Open konobey opened 4 years ago
@konobey Did you figure out for it?
@Kiollpt I'm sorry for this error in the code. Kafka only accepts key-value datasets. The data must be converted into the right shape before writing to Kafka. This can be done by, for example, converting the records to JSON format.
This should do the trick:
import org.apache.spark.sql.functions._
import org.apache.spark.sql.types._
val kvStream = sensorValues.select($"sensorId".cast(StringType) as "key", to_json(struct("*")) as "value")
Then, the kvStream can be written to Kafka:
val query = kvStream.writeStream.format("kafka")
.queryName("kafkaWriter")
.outputMode("append")
.option("kafka.bootstrap.servers", kafkaBootstrapServer) // comma-separated list of host:port
.option("topic", targetTopic)
.option("checkpointLocation", workDir+"/generator-checkpoint")
.option("failOnDataLoss", "false") // use this option when testing
.start()
@maasg Thank you for the method
About the action in Ch9
it would be like this
val KafkaSchema = Encoders.product[SensorData].schema
val iotData = rawData
.select(from_json($"value".cast("string"),KafkaSchema) as "record")
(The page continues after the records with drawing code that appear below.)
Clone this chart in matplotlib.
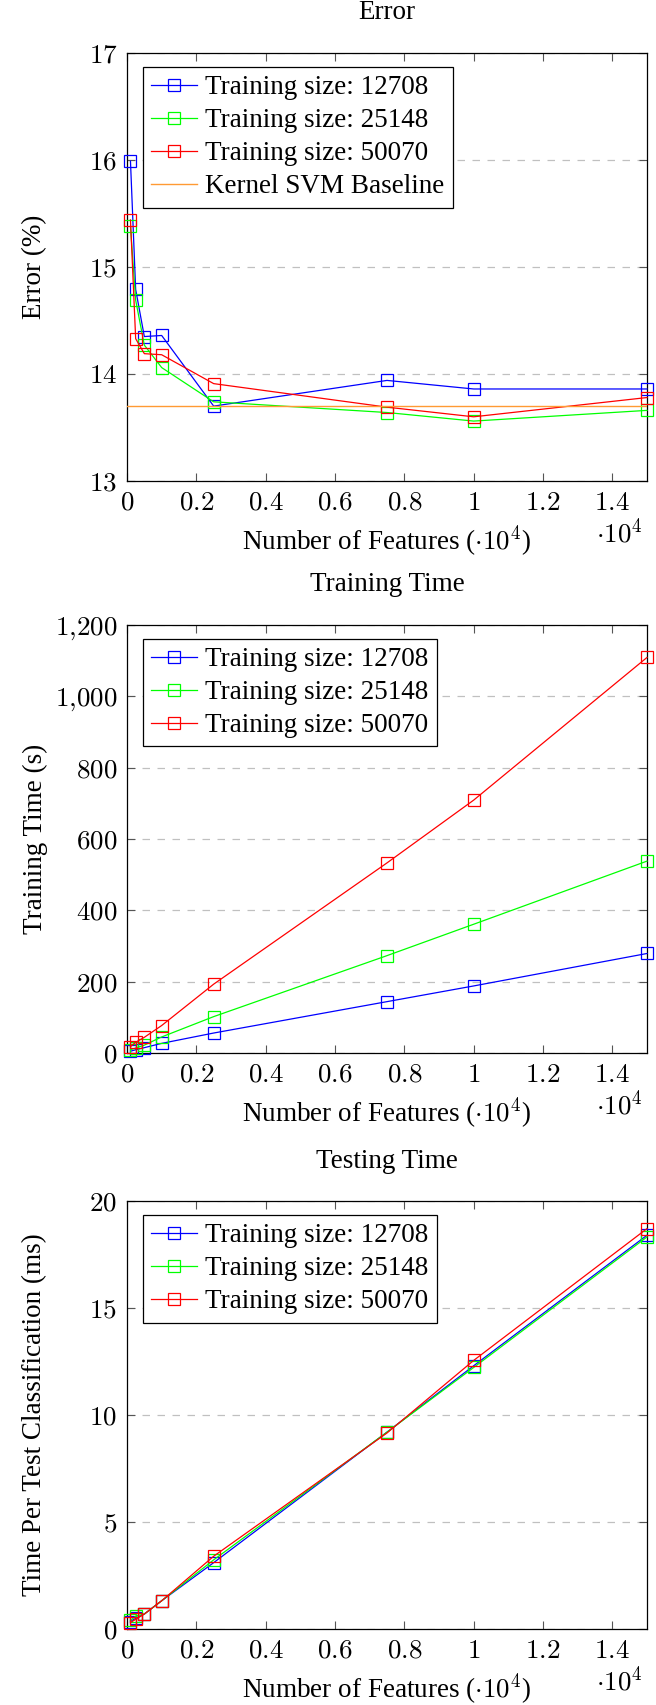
import matplotlib
matplotlib.use('Agg')
import matplotlib.pyplot as plt
from matplotlib.ticker import FuncFormatter, MultipleLocator

plt.rcParams['font.family'] = ['Liberation Serif', 'DejaVu Serif']
plt.rcParams['mathtext.fontset'] = 'cm'

# number of features, shown in units of 10^4
features = [100, 250, 500, 1000, 2500, 7500, 10000, 15000]
x = [f / 1e4 for f in features]

sizes = ['12708', '25148', '50070']
colors = ['#0000ff', '#00ff00', '#ff0000']

err_12708 = [15.99, 14.79, 14.35, 14.36, 13.70, 13.94, 13.86, 13.86]
err_25148 = [15.38, 14.69, 14.27, 14.06, 13.74, 13.64, 13.56, 13.66]
err_50070 = [15.44, 14.33, 14.19, 14.18, 13.91, 13.69, 13.60, 13.78]
svm_baseline = 13.70

train_12708 = [5, 9, 15, 27, 56, 144, 188, 279]
train_25148 = [9, 14, 22, 45, 102, 273, 361, 538]
train_50070 = [18, 30, 44, 77, 193, 533, 709, 1109]

test_12708 = [0.35, 0.50, 0.70, 1.32, 3.10, 9.20, 12.30, 18.40]
test_25148 = [0.40, 0.60, 0.70, 1.32, 3.23, 9.20, 12.22, 18.32]
test_50070 = [0.30, 0.45, 0.70, 1.32, 3.40, 9.16, 12.55, 18.71]

FS = 19.5
W, H = 656, 1705
AX_L, AX_W, AX_H = 127, 520, 428

fig = plt.figure(figsize=(W / 100, H / 100), dpi=100)


def make_axes(top_px, title, ylabel, ylim, ystep, yfmt):
    ax = fig.add_axes([AX_L / W, 1 - (top_px + AX_H) / H, AX_W / W, AX_H / H])
    ax.set_xlim(0, 1.5)
    ax.set_ylim(*ylim)
    ax.xaxis.set_major_locator(MultipleLocator(0.2))
    ax.yaxis.set_major_locator(MultipleLocator(ystep))
    ax.xaxis.set_major_formatter(FuncFormatter(lambda v, p: '$%g$' % round(v, 2)))
    ax.yaxis.set_major_formatter(FuncFormatter(yfmt))
    ax.tick_params(direction='in', length=6, width=0.8, color='#555555',
                   top=True, right=True, labelsize=FS, pad=7)
    for s in ax.spines.values():
        s.set_linewidth(0.9)
    ax.grid(axis='y', color='#c0c0c0', linestyle=(0, (6, 6)), linewidth=0.9)
    ax.set_axisbelow(True)
    ax.set_title(title, fontsize=FS, y=1 + 40 / AX_H, va='center', pad=0)
    ax.set_xlabel(r'Number of Features ($\cdot 10^4$)', fontsize=FS)
    ax.xaxis.label.set_va('baseline')
    ax.xaxis.set_label_coords(0.5, -69 / AX_H)
    ax.set_ylabel(ylabel, fontsize=FS)
    ax.yaxis.label.set_va('center')
    ax.yaxis.set_label_coords(-(AX_L - 35) / AX_W, 0.5)
    ax.text(0.992, -52 / AX_H, r'$\cdot 10^4$', transform=ax.transAxes,
            ha='right', va='center', fontsize=FS)
    return ax


def plot_series(ax, series):
    for vals, size, c in zip(series, sizes, colors):
        ax.plot(x, vals, color=c, linewidth=0.9, marker='s', markersize=8.5,
                markerfacecolor='none', markeredgecolor=c, markeredgewidth=0.9,
                label='Training size: ' + size, clip_on=False, zorder=3)


def add_legend(ax):
    ax.legend(loc='upper left', bbox_to_anchor=(16 / AX_W, 1 - 14 / AX_H),
              borderaxespad=0, fontsize=FS, fancybox=False, framealpha=1,
              edgecolor='black', handlelength=1.7, handletextpad=0.3,
              labelspacing=0.3, borderpad=0.3).get_frame().set_linewidth(0.9)


num_fmt = lambda v, p: '$%g$' % v
comma_fmt = lambda v, p: '$' + '{:,.0f}'.format(v).replace(',', '{,}') + '$'

# Error
ax1 = make_axes(53, 'Error', 'Error (%)', (13, 17), 1, num_fmt)
plot_series(ax1, [err_12708, err_25148, err_50070])
ax1.plot([0, 1.5], [svm_baseline, svm_baseline], color='#ff9a33', linewidth=1.0,
         label='Kernel SVM Baseline', zorder=4)
add_legend(ax1)

# Training time
ax2 = make_axes(625, 'Training Time', 'Training Time (s)', (0, 1200), 200, comma_fmt)
plot_series(ax2, [train_12708, train_25148, train_50070])
add_legend(ax2)

# Testing time
ax3 = make_axes(1201, 'Testing Time', 'Time Per Test Classification (ms)', (0, 20), 5, num_fmt)
plot_series(ax3, [test_12708, test_25148, test_50070])
add_legend(ax3)

fig.savefig('out.png', dpi=100)
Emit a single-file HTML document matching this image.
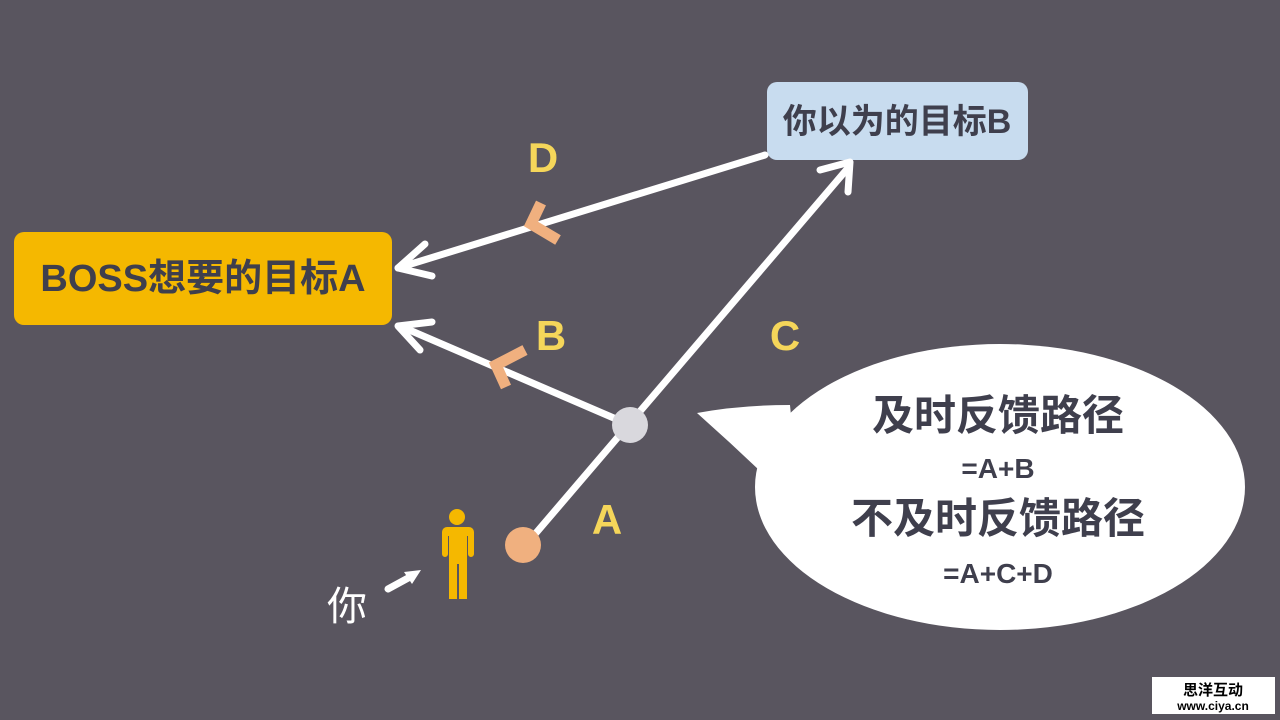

.select("record.*").as[SensorData]
@maasg Thanks! Could you fix the code in notebook, please?
Hello!
The code in notebook kafka-sensor-data-generator.snb.ipynb:
doesn't work because sensorValues is of type Dataset[SensorData], but there should be value attribute of type String concatenating all the attributes from Dataset[SensorData] row.